Society jokes
Law is temporary. Syria is eternal.
I was bullying a little kid for having a purple eye and said, "Where'd you get that? Your mom? Your dad?"
After that, everyone in my group was laughing at the kid. The next day I never saw him again.
What's the difference between an orphan and an apple tree?
The apples get picked.
Why are the Americans bad at chess?
Because they lost 2 towers.
I made an orphan's website, but there was no homepage--because they don't have a home.
Why can't orphans play baseball? Cause they don't have homes to run to.
If an orphan took a picture, what would you call it? A family photo.
Was busy robbing a house as quietly as possible and saw a woman catching me in the act, decided to get her in on the act and gave away my location from the noise.
Did you hear about the midget who was beaten to death playing volleyball at a nudist colony?
Why did Orphan become famous?
Because he didn't need parent permission.
Why did the orphan jump into the burning building?
It was too cold because they did not have a home.
Roses are white, violets are white, everything is white.
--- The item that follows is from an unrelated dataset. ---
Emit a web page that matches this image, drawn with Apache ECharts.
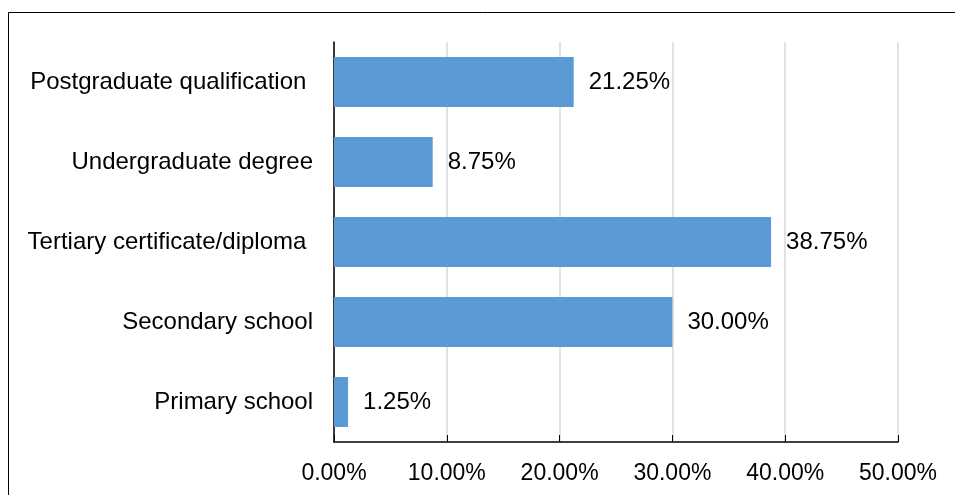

I’m racist.
"Hey, kid, why are you so fat?"
"Why did you insult him? That's not nice."
"It won't matter, he's deaf."
Why are orphans lucky? Because they don’t need a license plate because they don’t have a home.
Any food an orphan has is a family-sized meal.
What is Armin Meiwes' ideal date? Dinner.
I found a place before called an orphanage, but when I was allowed in there were lots of kids, and I said, "Where's your parents? Oh yeah, you're orphans." Gosh, that was one heck of a day!
What was the name of the person who was mean?
The Canabully.
Why did the orphan finally go to church? So they could call someone "father."
A girl and dog get dropped off at an orphanage. Why was she crying before she went in? Because the people came back for their dog!